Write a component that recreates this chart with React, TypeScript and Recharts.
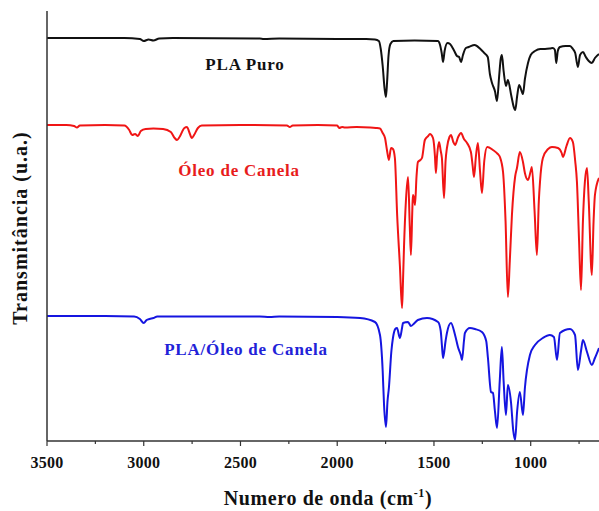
import React from 'react';
import { LineChart, Line, XAxis, YAxis } from 'recharts';

// PLA Puro
const pureWavenumber = [3500, 3300, 3100, 3020, 3000, 2975, 2950, 2920, 2850, 2400, 2380, 2300, 2000, 1850, 1805, 1785, 1775, 1765, 1755, 1748, 1742, 1735, 1725, 1710, 1600, 1480, 1470, 1460, 1453, 1445, 1430, 1417, 1395, 1381, 1370, 1360, 1350, 1335, 1320, 1290, 1260, 1240, 1222, 1211, 1200, 1185, 1174, 1163, 1155, 1149, 1140, 1128, 1118, 1100, 1086, 1080, 1070, 1060, 1045, 1040, 1030, 1014, 1000, 978, 950, 926, 900, 885, 875, 868, 860, 849, 820, 797, 782, 770, 756, 745, 730, 715, 700, 684, 668, 647];
const pureTransmittance = [403, 403, 403, 402, 400, 401.5, 400.5, 402.5, 403, 402.5, 402, 402.5, 402, 402, 401.5, 400, 392, 375, 352, 344, 360, 385, 397, 400, 400.5, 400, 397, 388, 379, 390, 398, 397, 390, 385, 384, 379, 386, 393, 394, 396, 392, 388, 384, 367, 358, 350, 340, 365, 382, 386, 370, 355, 361, 345, 333, 331, 345, 356, 349, 347, 362, 378, 386, 390, 392, 392, 392.5, 393, 391, 378, 390, 394, 395, 395, 392, 388, 374, 386, 389, 384, 380, 378, 383, 387];

// Óleo de Canela
const oilWavenumber = [3500, 3400, 3360, 3345, 3330, 3200, 3100, 3075, 3060, 3045, 3030, 3015, 2990, 2950, 2900, 2860, 2840, 2828, 2815, 2790, 2776, 2765, 2751, 2740, 2720, 2700, 2500, 2260, 2245, 2230, 2100, 2000, 1990, 1975, 1960, 1900, 1830, 1800, 1779, 1765, 1753, 1743, 1733, 1722, 1712, 1702, 1690, 1676, 1665, 1660, 1655, 1645, 1634, 1625, 1619, 1612, 1609, 1603, 1598, 1590, 1583, 1570, 1562, 1547, 1530, 1521, 1505, 1495, 1490, 1484, 1474, 1465, 1459, 1448, 1440, 1433, 1420, 1412, 1400, 1391, 1375, 1360, 1345, 1329, 1309, 1300, 1293, 1283, 1273, 1262, 1252, 1240, 1225, 1195, 1170, 1159, 1143, 1130, 1118, 1108, 1097, 1080, 1071, 1056, 1040, 1030, 1014, 1000, 994, 980, 968, 958, 952, 937, 910, 890, 859, 840, 833, 815, 797, 782, 770, 761, 750, 740, 730, 720, 709, 700, 684, 675, 668, 647];
const oilTransmittance = [316, 316, 315, 313.5, 315.5, 316, 315.5, 311, 306, 307, 305, 310, 312, 312.5, 312, 309, 303, 301, 304, 313, 314, 309, 303, 306, 313, 315.5, 316, 315.5, 314, 315.5, 316, 315.5, 313, 314, 313.5, 314, 313.5, 313, 312.5, 308, 303, 291, 281, 293, 292, 283, 225, 175, 133, 160, 193, 240, 264, 215, 186, 230, 246, 243, 236, 265, 279, 281, 283, 301, 305, 307, 303, 285, 268, 285, 299, 290, 283, 243, 280, 293, 304, 306, 299, 296, 304, 308, 302, 298, 289, 275, 264, 285, 298, 270, 248, 280, 294, 291, 287, 284, 269, 220, 144, 180, 226, 265, 273, 289, 279, 268, 261, 270, 274, 230, 186, 240, 259, 283, 292, 294, 293, 288, 284, 295, 303, 299, 280, 259, 200, 151, 220, 259, 273, 240, 166, 220, 246, 263];

// PLA/Óleo de Canela
const blendWavenumber = [3500, 3200, 3050, 3020, 3000, 2985, 2970, 2950, 2930, 2400, 2350, 2300, 2000, 1882, 1805, 1779, 1765, 1758, 1748, 1740, 1733, 1720, 1712, 1700, 1691, 1676, 1665, 1660, 1634, 1619, 1600, 1583, 1536, 1479, 1465, 1459, 1453, 1440, 1433, 1412, 1391, 1376, 1360, 1355, 1345, 1340, 1314, 1288, 1252, 1230, 1221, 1205, 1195, 1185, 1174, 1160, 1149, 1140, 1128, 1118, 1102, 1090, 1081, 1070, 1056, 1040, 1030, 1004, 978, 937, 901, 880, 864, 849, 797, 771, 756, 740, 730, 709, 684, 668, 647];
const blendTransmittance = [125, 125, 124.5, 122, 118, 121, 122, 123, 124.5, 124.5, 124, 124.5, 124, 123, 119, 106, 70, 36, 14, 40, 53, 90, 103, 112, 113, 103, 113, 118, 119, 115, 118, 121, 123, 119, 110, 96, 83, 100, 108, 118, 106, 94, 85, 81, 100, 108, 113, 112, 109, 100, 83, 49, 48, 30, 13, 60, 94, 60, 26, 56, 39, 10, 1, 30, 49, 26, 53, 86, 96, 103, 106, 104, 81, 108, 112, 106, 71, 90, 101, 89, 76, 83, 93];

const xTicks = [3500, 3250, 3000, 2750, 2500, 2250, 2000, 1750, 1500, 1250, 1000, 750];
const xMajorStep = 500;

const toRows = (wn: number[], t: number[]) => wn.map((w, i) => ({ wn: w, t: t[i] }));
const pureData = toRows(pureWavenumber, pureTransmittance);
const oilData = toRows(oilWavenumber, oilTransmittance);
const blendData = toRows(blendWavenumber, blendTransmittance);

const FONT = '"Liberation Serif", "Times New Roman", serif';

const AxisTick = (props: any) => {
  const { x, y, payload } = props;
  const major = payload.value % xMajorStep === 0;
  return (
    <g>
      <line x1={x} y1={y} x2={x} y2={y + (major ? 5 : 3)} stroke="#333" strokeWidth={1.2} />
      {major && (
        <text x={x} y={y + 27} textAnchor="middle" fontFamily={FONT} fontWeight="bold" fontSize={16} fill="#111" letterSpacing={0.3}>
          {payload.value}
        </text>
      )}
    </g>
  );
};

const XLabel = () => (
  <text x={328} y={505} textAnchor="middle" fontFamily={FONT} fontWeight="bold" fontSize={20} fill="#111" letterSpacing={0.6}>
    Numero de onda (cm
    <tspan dy={-8} fontSize={12}>-1</tspan>
    <tspan dy={8}>)</tspan>
  </text>
);

const YLabel = () => (
  <text x={20} y={228} transform="rotate(-90 20 228)" textAnchor="middle" dominantBaseline="central" fontFamily={FONT} fontWeight="bold" fontSize={20} fill="#111" letterSpacing={1}>
    Transmitância (u.a.)
  </text>
);

export default function App() {
  return (
    <div style={{ position: 'absolute', left: 0, top: 0, width: 599, height: 511, overflow: 'hidden', background: '#fff' }}>
      <LineChart width={599} height={511} margin={{ top: 11, right: 0, bottom: 0, left: 0 }}>
        <XAxis
          dataKey="wn"
          type="number"
          domain={[647, 3500]}
          reversed
          allowDataOverflow
          ticks={xTicks}
          interval={0}
          tickSize={0}
          tickMargin={0}
          tickLine={false}
          tick={<AxisTick />}
          height={70}
          axisLine={{ stroke: '#333', strokeWidth: 1.5 }}
          label={XLabel}
        />
        <XAxis
          xAxisId="top"
          orientation="top"
          dataKey="wn"
          type="number"
          domain={[647, 3500]}
          reversed
          allowDataOverflow
          tick={false}
          tickLine={false}
          height={0}
          axisLine={{ stroke: '#999', strokeWidth: 1.5 }}
        />
        <YAxis
          type="number"
          domain={[0, 430]}
          allowDataOverflow
          tick={false}
          tickLine={false}
          width={47}
          axisLine={{ stroke: '#333', strokeWidth: 1.5 }}
          label={YLabel}
        />
        <Line data={pureData} dataKey="t" type="monotone" stroke="#111" strokeWidth={2} dot={false} isAnimationActive={false} />
        <Line data={oilData} dataKey="t" type="monotone" stroke="#f01515" strokeWidth={2} dot={false} isAnimationActive={false} />
        <Line data={blendData} dataKey="t" type="monotone" stroke="#1515e0" strokeWidth={2} dot={false} isAnimationActive={false} />
      </LineChart>
      <svg width={599} height={511} style={{ position: 'absolute', left: 0, top: 0, pointerEvents: 'none' }}>
        <text x={245} y={70} textAnchor="middle" fontFamily={FONT} fontWeight="bold" fontSize={17} letterSpacing={0.8} fill="#111">PLA Puro</text>
        <text x={239} y={176} textAnchor="middle" fontFamily={FONT} fontWeight="bold" fontSize={17} letterSpacing={0.8} fill="#e81c1c">Óleo de Canela</text>
        <text x={246} y={355} textAnchor="middle" fontFamily={FONT} fontWeight="bold" fontSize={17} letterSpacing={0.8} fill="#2222d8">PLA/Óleo de Canela</text>
      </svg>
    </div>
  );
}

────────

OBJECTIVE: Omitting all pictures, restate exactly the lines of the material from its start through the line that contains "Line, XAxis, YAxis".

EXERCISE SOLUTION:
Write a component that recreates this chart with React, TypeScript and Recharts.
import React from 'react';
import { LineChart, Line, XAxis, YAxis } from 'recharts';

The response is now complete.